Data Use/Usage: At this phase, data is used to support the activities and strategic initiatives of the organization. This is largely known as the consumption phase, where data is turned into information, and information creates actionable intelligence.

Business Intelligence (BI) has evolved from traditional methods that required manual interpretation and technical expertise to analyze data into a truly self-service automated approach to generate in-depth analysis from complex datasets. Modern self-service BI tools powered by augmented analytics now have user-friendly interfaces that enable business users without technical and analytical skills to derive valuable insights from data in real-time. These tools can easily handle large sets of data from multiple sources in a faster and efficient manner. Machine Learning (ML) has improved speed, reliability, and ultimately the value of the most commonly used BI and Analytics solutions, leveraging immense volumes of disparate data at close to the speed of thought. Augmented Data Analytics is the use of ML and Natural Language Processing (NLP) to enhance BI, data analytics, and data sharing. This extends the value of an organization’s data foundation and provides near-real-time business information. Traditional decision support systems struggled to process data in a timely manner, whereas today, petabytes are being processed faster than ever, offering quicker time to value.

Data Archive/Purge/Destruction: This has been represented by many in a single-phase and by others as two distinct phases (Archival and Destruction). Archiving is the removal of data sets from active data repositories (e.g., production) to “cold” storage that requires less maintenance and ultimately making determinations around retention requirements and organizational desires so data can be purged from time to time (the actual destruction of the data). At this point, it is important to ask ourselves – based on the cost of storage and the value that we can derive from the utilization of data that has been archived, is it necessary for us to actually destroy the data – or at what point does the data become either non-useful or too costly?
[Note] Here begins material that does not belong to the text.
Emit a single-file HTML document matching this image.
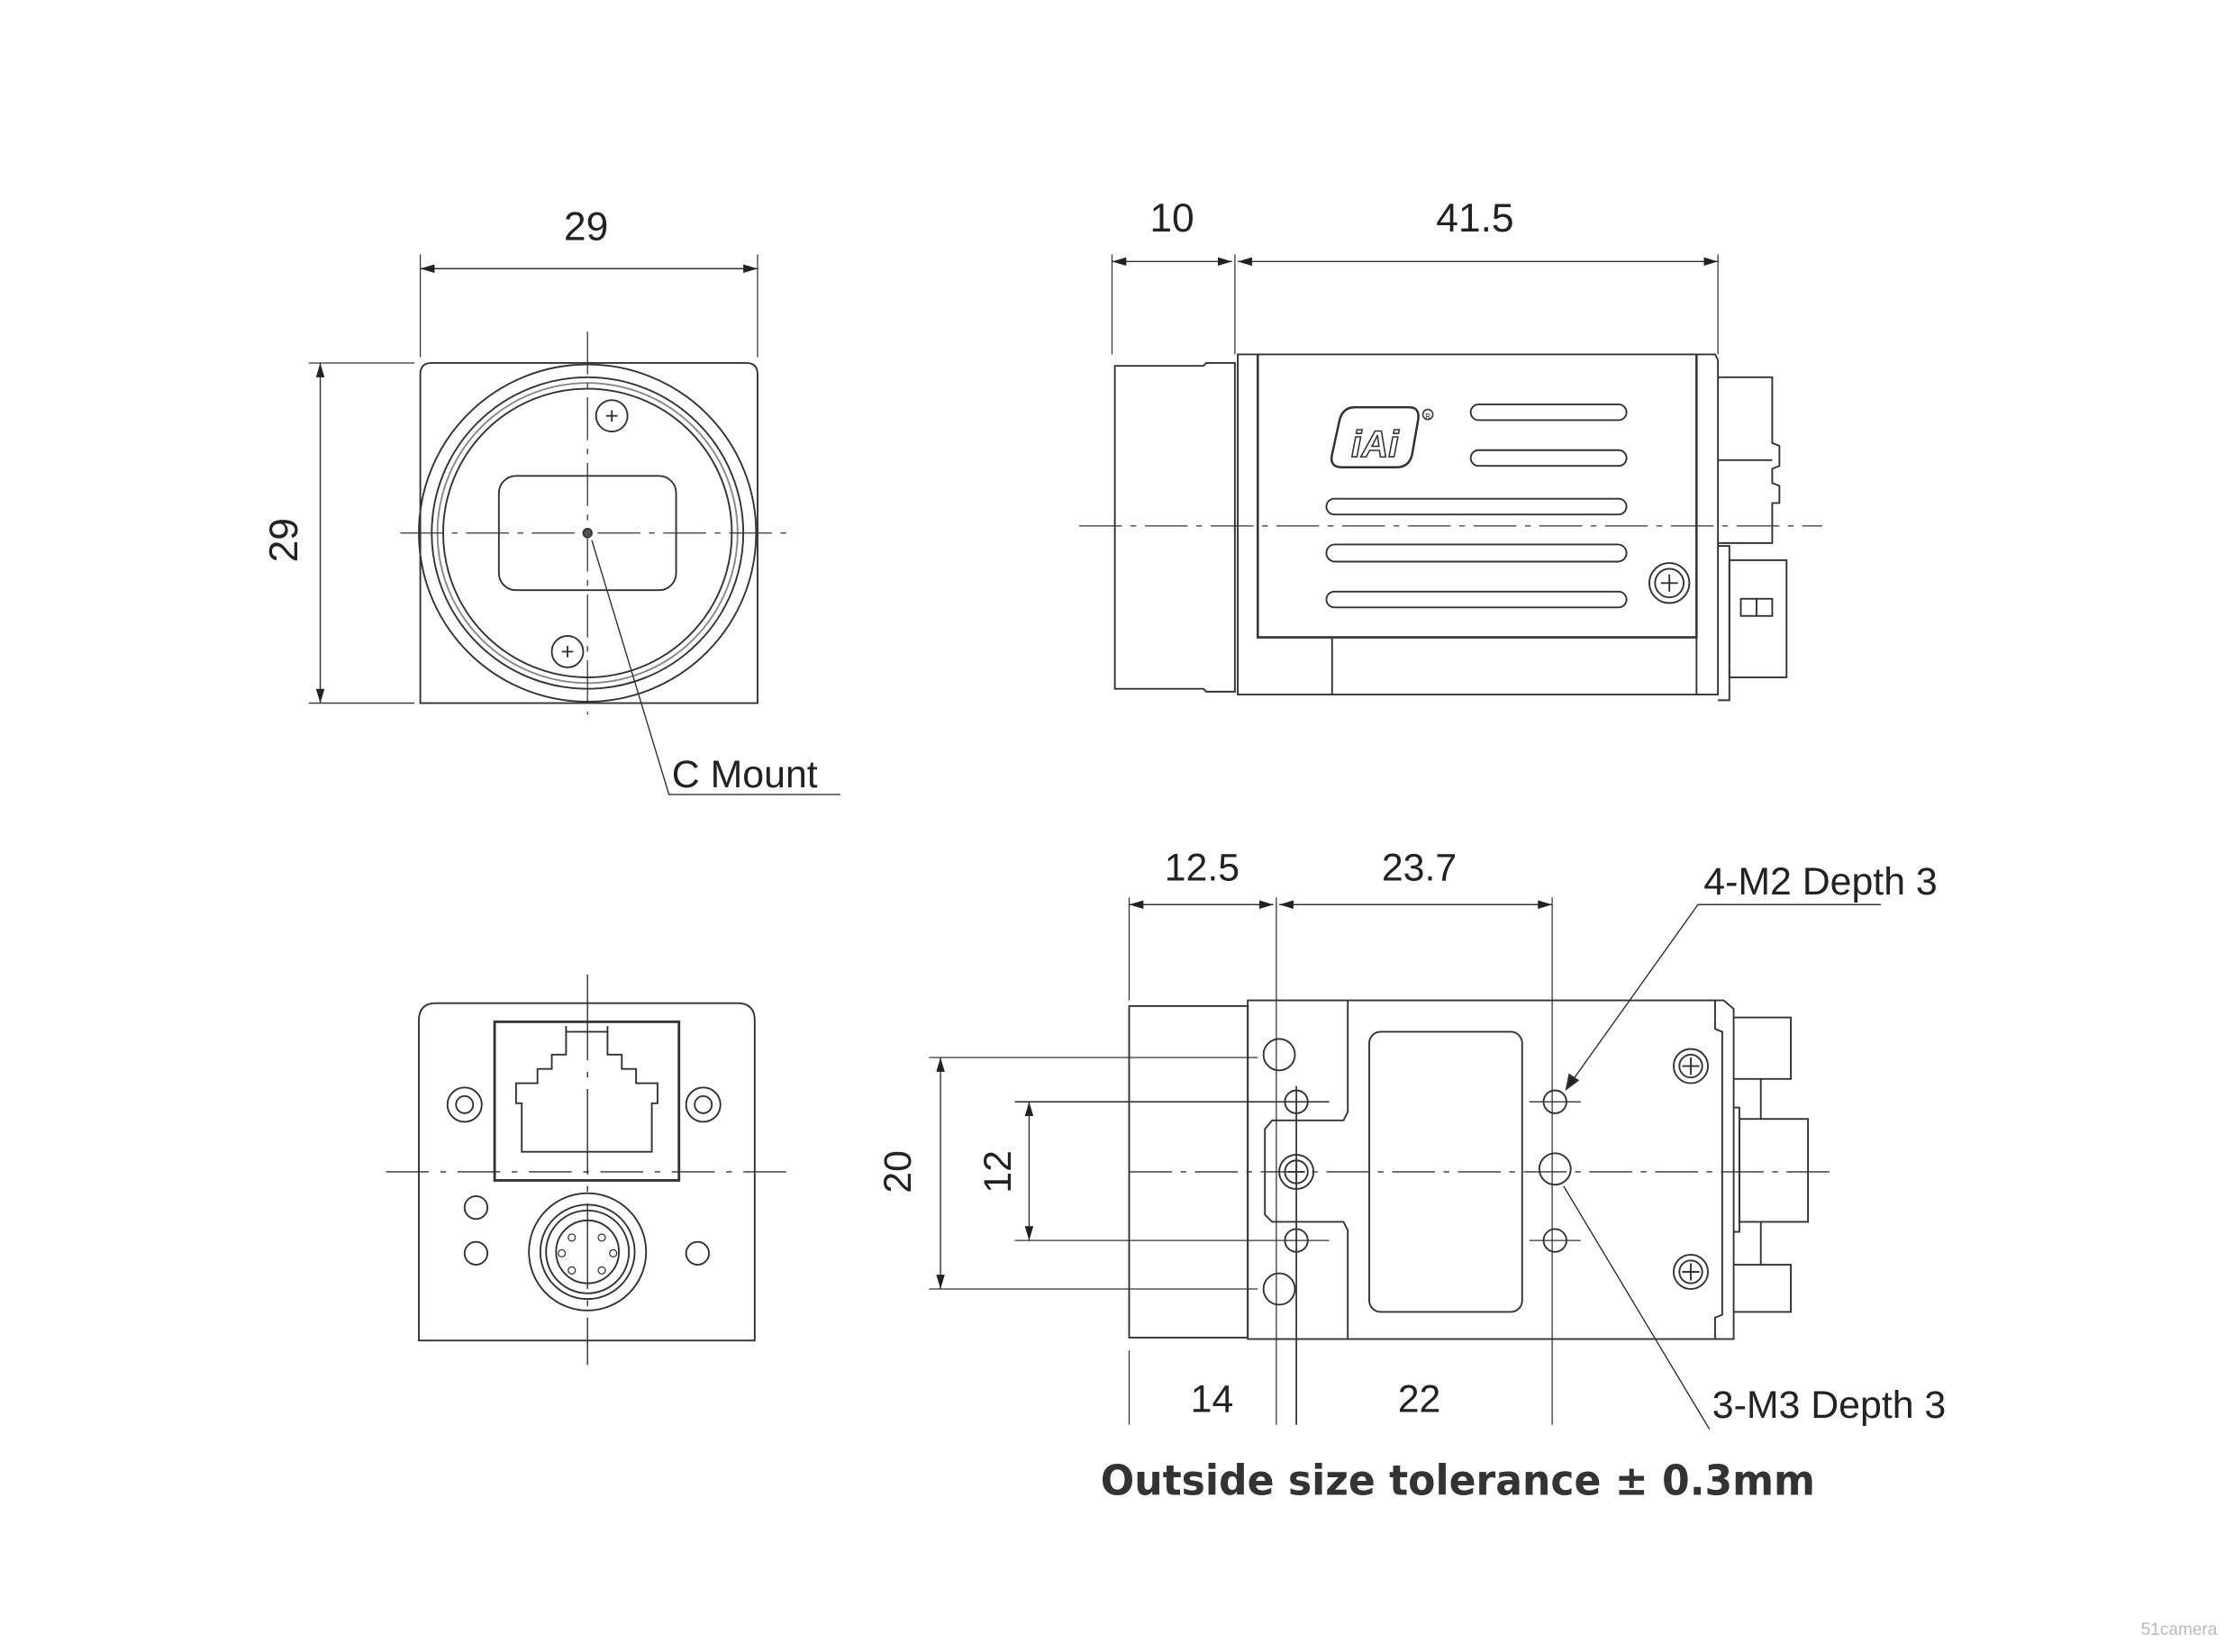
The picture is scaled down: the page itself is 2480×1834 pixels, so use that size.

When it comes to automation at this phase, there are regulations associated with data retention to take into account at the time of archiving and/or purging of the data. Data retention and use must now also consider the use of that information from a Data Privacy (GDPR/CCPA) viewpoint and if that detailed data can be retained or archived at all. Even so, once the business rules are defined and entered into the archiving architecture, the process will run as defined unless an error has occurred requiring human involvement.

Additional data lifecycle automation benefits

By incorporating data automation into each of the four phases, businesses can directly benefit from these modern processes. We can free the human intervention required to monitoring the results or dealing with issues encountered during each of the phases. Automation also reduces the potential for human error if data is entered and handled manually. Naturally, time and money saved come hand-in-hand with being more efficient. This holistic approach to data automation provides the business with a higher quality product to use within the course of business and reduces the reliance on IT, allowing employees to focus on more critical tasks. Organizations that look at data as they do any other critical corporate asset or resource will be the most successful. Take the next step in your data modernization journey and embrace automation from start to finish.